PFA uproots crops irrigated with hazardous water

Warning issued to those responsible for growing the crops


Imran Asghar February 01, 2019
A vegetable field uprooted for being irrigated with contaminated Nullah Leh water. PHOTO: EXPRESS

RAWALPINDI: The Punjab Food Authority (PFA) on Thursday destroyed crops grown on a 10-Kanal-strip of land which was being irrigated with dirty water from the Nullah Leh.

The crops destroyed included cabbage, lettuce, spinach, and carom (ajwain).

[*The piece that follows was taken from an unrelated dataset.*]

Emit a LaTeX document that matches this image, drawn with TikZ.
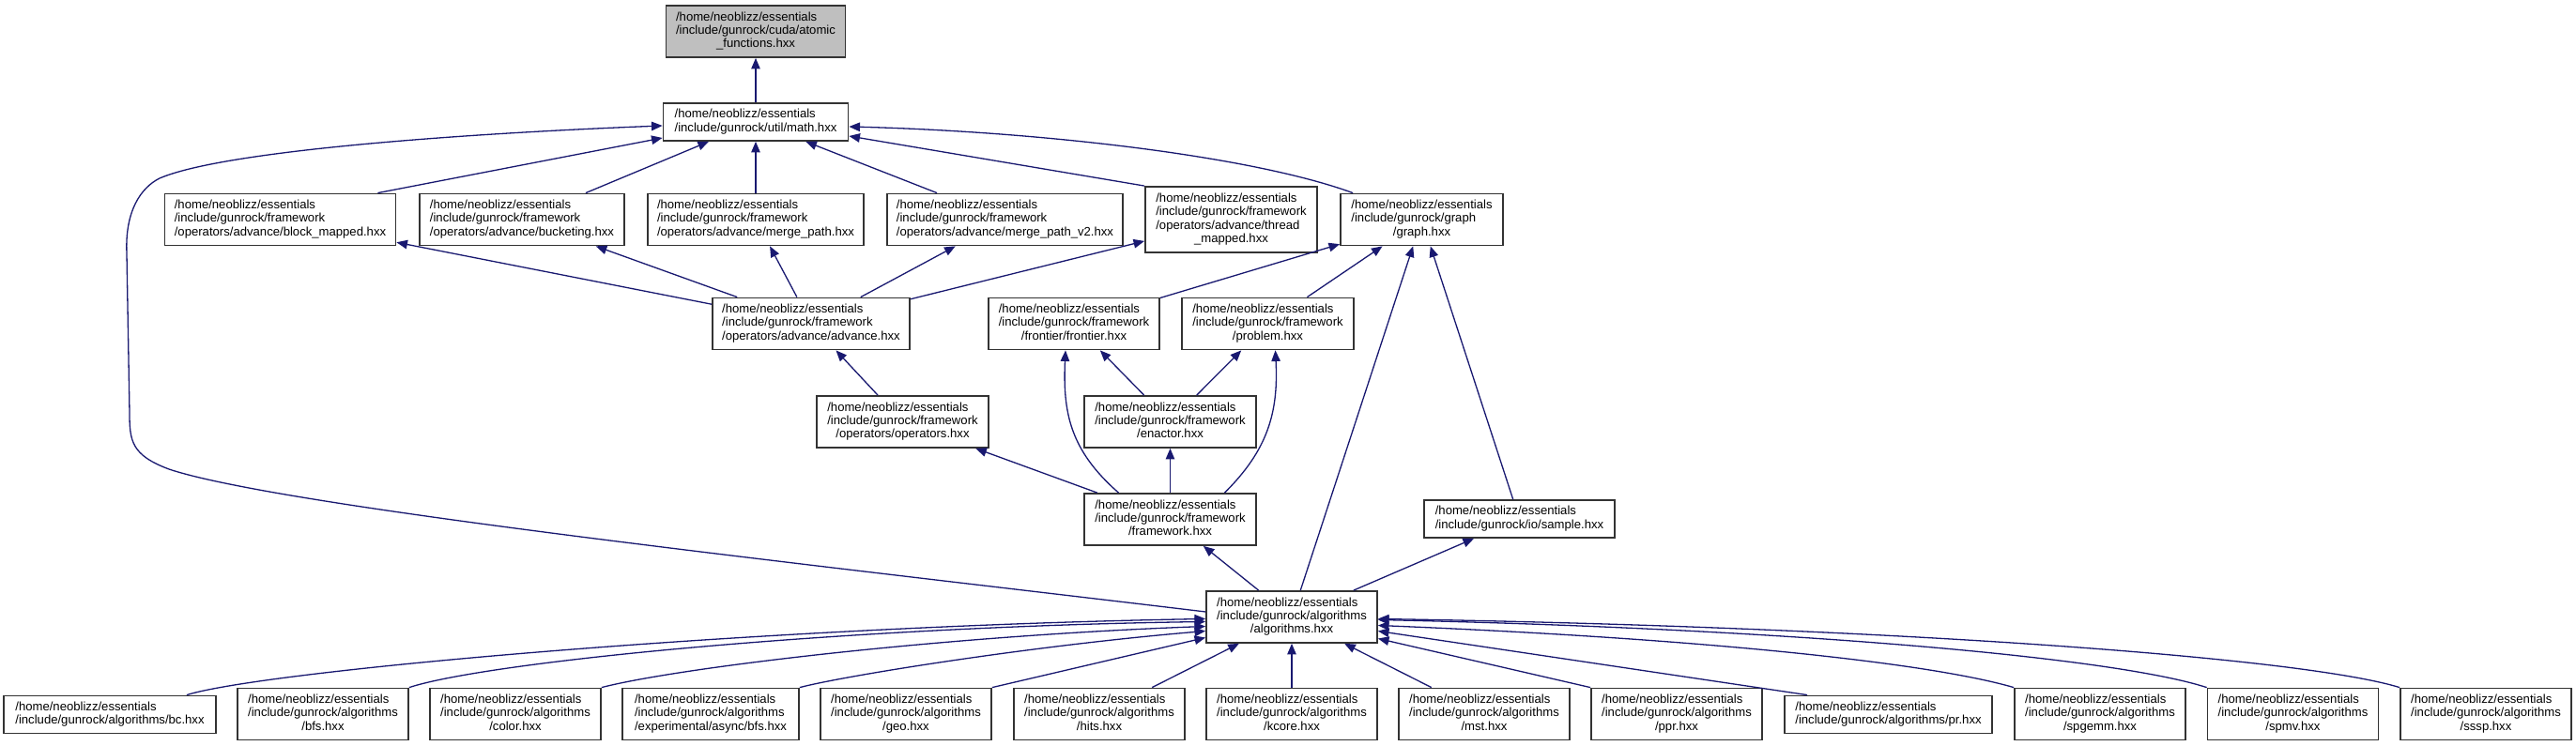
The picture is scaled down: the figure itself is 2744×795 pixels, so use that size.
\documentclass[tikz,border=0pt]{standalone}
\usepackage{fontspec}
\setmainfont{Liberation Sans}
\usetikzlibrary{arrows.meta,calc}
\definecolor{edgeblue}{RGB}{25,25,112}
\newcommand{\hxfont}{\fontsize{3.73pt}{4.07pt}\selectfont}
\newcommand{\flbl}[2]{\begin{tabular}{@{}l@{}}#1\\\multicolumn{1}{@{}c@{}}{#2}\end{tabular}}
\tikzset{hbox/.style={
    rectangle,
    draw=black!80,
    line width=0.5pt,
    fill=white,
    inner sep=0pt,
    font=\hxfont
  },
  selbox/.style={hbox,fill=black!25},
  tall2/.style={minimum height=40*0.01cm},
  tall3/.style={minimum height=55*0.01cm},
  tall4/.style={minimum height=70*0.01cm},
  wd/.style={minimum width=#1*0.01cm},
  leaf/.style={hbox,tall3,wd=182},
  incl/.style={draw=edgeblue,line width=0.37pt,-{Triangle[length=3.3pt,width=2.7pt]}},
}
\begin{document}
\begin{tikzpicture}[x=0.01cm,y=-0.01cm]
  \useasboundingbox (0,0) rectangle (2744,795);
  \node[selbox,tall3,wd=191] (atomic) at (805,33.5) {\flbl{/home/neoblizz/essentials\\/include/gunrock/cuda/atomic}{\_functions.hxx}};
  \node[hbox,tall2,wd=197] (math) at (805,130) {\flbl{/home/neoblizz/essentials}{/include/gunrock/util/math.hxx}};
  \node[hbox,tall3,wd=246] (blockm) at (298.5,234) {\flbl{/home/neoblizz/essentials\\/include/gunrock/framework}{/operators/advance/block\_mapped.hxx}};
  \node[hbox,tall3,wd=218] (bucket) at (556,234) {\flbl{/home/neoblizz/essentials\\/include/gunrock/framework}{/operators/advance/bucketing.hxx}};
  \node[hbox,tall3,wd=230] (mpath) at (805,234) {\flbl{/home/neoblizz/essentials\\/include/gunrock/framework}{/operators/advance/merge\_path.hxx}};
  \node[hbox,tall3,wd=251] (mpath2) at (1070.5,234) {\flbl{/home/neoblizz/essentials\\/include/gunrock/framework}{/operators/advance/merge\_path\_v2.hxx}};
  \node[hbox,tall4,wd=183] (thrmap) at (1311.5,234) {\flbl{/home/neoblizz/essentials\\/include/gunrock/framework\\/operators/advance/thread}{\_mapped.hxx}};
  \node[hbox,tall3,wd=173] (graph) at (1514.5,234) {\flbl{/home/neoblizz/essentials\\/include/gunrock/graph}{/graph.hxx}};
  \node[hbox,tall3,wd=210] (advance) at (864,345) {\flbl{/home/neoblizz/essentials\\/include/gunrock/framework}{/operators/advance/advance.hxx}};
  \node[hbox,tall3,wd=182] (frontier) at (1144,345) {\flbl{/home/neoblizz/essentials\\/include/gunrock/framework}{/frontier/frontier.hxx}};
  \node[hbox,tall3,wd=183] (problem) at (1350.5,345) {\flbl{/home/neoblizz/essentials\\/include/gunrock/framework}{/problem.hxx}};
  \node[hbox,tall3,wd=183] (opers) at (961.5,449.5) {\flbl{/home/neoblizz/essentials\\/include/gunrock/framework}{/operators/operators.hxx}};
  \node[hbox,tall3,wd=183] (enactor) at (1246.5,449.5) {\flbl{/home/neoblizz/essentials\\/include/gunrock/framework}{/enactor.hxx}};
  \node[hbox,tall3,wd=183] (framew) at (1246.5,553.5) {\flbl{/home/neoblizz/essentials\\/include/gunrock/framework}{/framework.hxx}};
  \node[hbox,tall2,wd=203] (sample) at (1618.5,553) {\flbl{/home/neoblizz/essentials}{/include/gunrock/io/sample.hxx}};
  \node[hbox,tall3,wd=182] (algos) at (1376,657.5) {\flbl{/home/neoblizz/essentials\\/include/gunrock/algorithms}{/algorithms.hxx}};
  \node[hbox,tall2,wd=226] (bc) at (117,761.5) {\flbl{/home/neoblizz/essentials}{/include/gunrock/algorithms/bc.hxx}};
  \node[leaf] (bfs) at (344,761) {\flbl{/home/neoblizz/essentials\\/include/gunrock/algorithms}{/bfs.hxx}};
  \node[leaf] (color) at (549,761) {\flbl{/home/neoblizz/essentials\\/include/gunrock/algorithms}{/color.hxx}};
  \node[leaf,wd=188] (async) at (757,761) {\flbl{/home/neoblizz/essentials\\/include/gunrock/algorithms}{/experimental/async/bfs.hxx}};
  \node[leaf] (geo) at (965,761) {\flbl{/home/neoblizz/essentials\\/include/gunrock/algorithms}{/geo.hxx}};
  \node[leaf] (hits) at (1171,761) {\flbl{/home/neoblizz/essentials\\/include/gunrock/algorithms}{/hits.hxx}};
  \node[leaf] (kcore) at (1376,761) {\flbl{/home/neoblizz/essentials\\/include/gunrock/algorithms}{/kcore.hxx}};
  \node[leaf] (mst) at (1581,761) {\flbl{/home/neoblizz/essentials\\/include/gunrock/algorithms}{/mst.hxx}};
  \node[leaf] (ppr) at (1786,761) {\flbl{/home/neoblizz/essentials\\/include/gunrock/algorithms}{/ppr.hxx}};
  \node[hbox,tall2,wd=221] (pr) at (2011.5,761.5) {\flbl{/home/neoblizz/essentials}{/include/gunrock/algorithms/pr.hxx}};
  \node[leaf] (spgemm) at (2237,761) {\flbl{/home/neoblizz/essentials\\/include/gunrock/algorithms}{/spgemm.hxx}};
  \node[leaf] (spmv) at (2442.5,761) {\flbl{/home/neoblizz/essentials\\/include/gunrock/algorithms}{/spmv.hxx}};
  \node[leaf] (sssp) at (2648,761) {\flbl{/home/neoblizz/essentials\\/include/gunrock/algorithms}{/sssp.hxx}};

  \draw[incl] (math) -- (atomic);
  \draw[incl] ($(blockm.north east)+(-20,0)$) -- ($(math.west)+(0,17)$);
  \draw[incl] (bucket) -- (math);
  \draw[incl] (mpath) -- (math);
  \draw[incl] (mpath2) -- (math);
  \draw[incl] (thrmap.north west) -- ($(math.east)+(0,15)$);
  \draw[incl] ($(graph.north west)+(14,0)$) .. controls (1330,165) and (1100,140) .. ($(math.east)+(0,5)$);
  \draw[incl] ($(algos.west)+(0,-5.5)$) .. controls (850,600) and (300,540) .. (180,500)
  .. controls (140,485) and (138,470) .. (138,440) -- (135,270)
  .. controls (133,225) and (150,200) .. (170,190)
  .. controls (240,160) and (500,142) .. ($(math.west)+(0,4)$);
  \draw[incl] (advance) -- (blockm);
  \draw[incl] (advance) -- (bucket);
  \draw[incl] (advance) -- (mpath);
  \draw[incl] (advance) -- (mpath2);
  \draw[incl] (advance) -- (thrmap);
  \draw[incl] (frontier) -- (graph);
  \draw[incl] (problem) -- (graph);
  \draw[incl] (opers) -- (advance);
  \draw[incl] (enactor) -- (frontier);
  \draw[incl] (enactor) -- (problem);
  \draw[incl] (framew) -- (opers);
  \draw[incl] (framew) -- (enactor);
  \draw[incl] ($(framew.north)+(-55,0)$) .. controls (1140,480) and (1132,440) .. ($(frontier.south)+(-9,0)$);
  \draw[incl] ($(framew.north)+(58,0)$) .. controls (1350,480) and (1362,440) .. ($(problem.south)+(8,0)$);
  \draw[incl] (sample) -- (graph);
  \draw[incl] (algos) -- (framew);
  \draw[incl] (algos) -- (graph);
  \draw[incl] (algos) -- (sample);
  \draw[incl] ($(bc.north east)+(-32,0)$) .. controls (280,715) and (800,668) .. ($(algos.west)+(0,2)$);
  \draw[incl] (bfs.north east) .. controls (520,705) and (900,668) .. ($(algos.west)+(0,5)$);
  \draw[incl] (color.north east) .. controls (720,712) and (1000,678) .. ($(algos.west)+(0,10)$);
  \draw[incl] (async.north east) .. controls (900,720) and (1100,688) .. ($(algos.west)+(0,15)$);
  \draw[incl] (geo.north east) -- ($(algos.west)+(0,22)$);
  \draw[incl] (hits) -- (algos);
  \draw[incl] (kcore) -- (algos);
  \draw[incl] (mst) -- (algos);
  \draw[incl] (ppr.north west) -- ($(algos.east)+(0,23)$);
  \draw[incl] ($(pr.north west)+(25,0)$) -- ($(algos.east)+(0,15)$);
  \draw[incl] (spgemm.north west) .. controls (2050,705) and (1800,680) .. ($(algos.east)+(0,9)$);
  \draw[incl] (spmv.north west) .. controls (2250,700) and (1900,670) .. ($(algos.east)+(0,3)$);
  \draw[incl] (sssp.north west) .. controls (2450,700) and (2000,668) .. ($(algos.east)+(0,2)$);
\end{tikzpicture}
\end{document}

Some people had illegally occupied a strip of land along the banks of the massive stormwater drain, Nullah Leh, and were using it to grow vegetables for years. They had diverted the flow of hazardous water from the nullah to irrigate their fields.

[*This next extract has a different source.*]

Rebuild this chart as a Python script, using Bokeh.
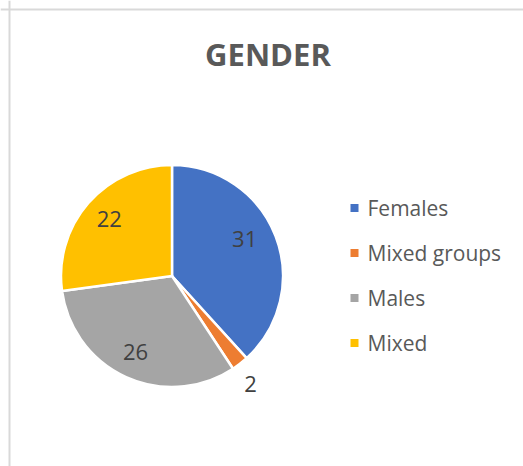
import numpy as np
from bokeh.plotting import figure
from bokeh.models import Range1d, Span, ColumnDataSource, Label
from bokeh.core.properties import value
from bokeh.embed import file_html
from bokeh.resources import INLINE

# ---- data ----
title = "GENDER"
categories = ["Females", "Mixed groups", "Males", "Mixed"]
counts = [31, 2, 26, 22]
colors = ["#4472C4", "#ED7D31", "#A5A5A5", "#FFC000"]

# ---- styles / layout ----
W, H = 523, 466
cx, cy, R = 171.5, 190.5, 111
label_rfrac = [0.75, 1.2, 0.75, 0.75]
label_dx = [-5, -3, -2, 0]
label_dy = [7, -3, 0, 2]
FONT = "Open Sans"

p = figure(width=W, height=H, output_backend="svg", toolbar_location=None,
           x_range=Range1d(0, W), y_range=Range1d(0, H), min_border=0,
           x_axis_type=None, y_axis_type=None)
p.grid.visible = False
p.outline_line_color = None
p.background_fill_color = "white"
p.border_fill_color = "white"

# chart-area border (only top and left visible in the window)
p.add_layout(Span(location=9, dimension="height", line_color="#d9d9d9", line_width=2))
p.add_layout(Span(location=H - 9, dimension="width", line_color="#d9d9d9", line_width=2))

# title
p.add_layout(Label(x=267.5, y=412.5, text=title, text_font=FONT, text_font_style="bold",
                   text_font_size="31px", text_color="#595959", text_align="center",
                   text_baseline="middle"))

# pie
vals = np.array(counts, dtype=float)
frac = vals / vals.sum()
cum = np.concatenate([[0.0], np.cumsum(frac)])
start = np.pi / 2 - 2 * np.pi * cum[:-1]
end = np.pi / 2 - 2 * np.pi * cum[1:]
mid = (start + end) / 2

src = ColumnDataSource(dict(start=start, end=end, color=colors, cat=categories))
p.wedge(x=cx, y=cy, radius=R, radius_units="screen", start_angle="start", end_angle="end",
        direction="clock", fill_color="color", line_color="white", line_width=2.5, source=src)

# data labels
rr = np.array(label_rfrac) * R
lx = cx + rr * np.cos(mid) + np.array(label_dx)
ly = cy + rr * np.sin(mid) + np.array(label_dy)
lab_src = ColumnDataSource(dict(x=lx, y=ly, t=[str(c) for c in counts]))
p.text(x="x", y="y", text="t", source=lab_src, text_font=value(FONT), text_font_size="22px",
       text_color="#404040", text_align="center", text_baseline="middle")

# legend
n = len(categories)
leg_y = 258.5 - 45 * np.arange(n)
leg_src = ColumnDataSource(dict(x=[354] * n, tx=[367] * n, y=leg_y, color=colors, cat=categories))
p.rect(x="x", y="y", width=8, height=8, fill_color="color", line_color=None, source=leg_src)
p.text(x="tx", y="y", text="cat", source=leg_src, text_font=value(FONT), text_font_size="21px",
       text_color="#595959", text_align="left", text_baseline="middle")

open("out.html", "w").write(file_html(p, INLINE))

The Rawalpindi District Health Department’s Health Officer Dr Naveed Akhtar, when asked about vegetables, were being grown using hazardous water had said that they had issued a high alert about the presence of the poliovirus and dengue larvae in the waters of the Nullah Leh.

“Forget drawing water for crops, even breathing near the Nullah Leh could be hazardous,” Dr Akhtar had said.

A spokesperson for PFA had said that they had never received such a complaint from Rawalpindi and promised to take action.

After a report about the matter had been published in The Express Tribune last week, the PFA spokesperson on Thursday said that crops being grown using water from Nullah Leh on land near Khayaban-e-Sir Syed, Dhoke Dalal, Pir Wadhai, Kashmir Colony and Carriage Factory Road, have been destroyed.

The official added that teams of the PFA first tried to get tractors to the fields. But when that was not possible, they got labourers to uproot the crops spread over 10 kanals of land and destroyed them.

The PFA official added that they did not face resistance of any kind from the farmers while uprooting the crops. However, a warning has been issued to those involved in maintaining the plantation that if they tried to grow crops using hazardous water, then they will be prosecuted.

In the news report, it had been found that crops grown using hazardous water was being sold in the markets of the twin cities of Islamabad and Rawalpindi.

Published in The Express Tribune, February 1st, 2019.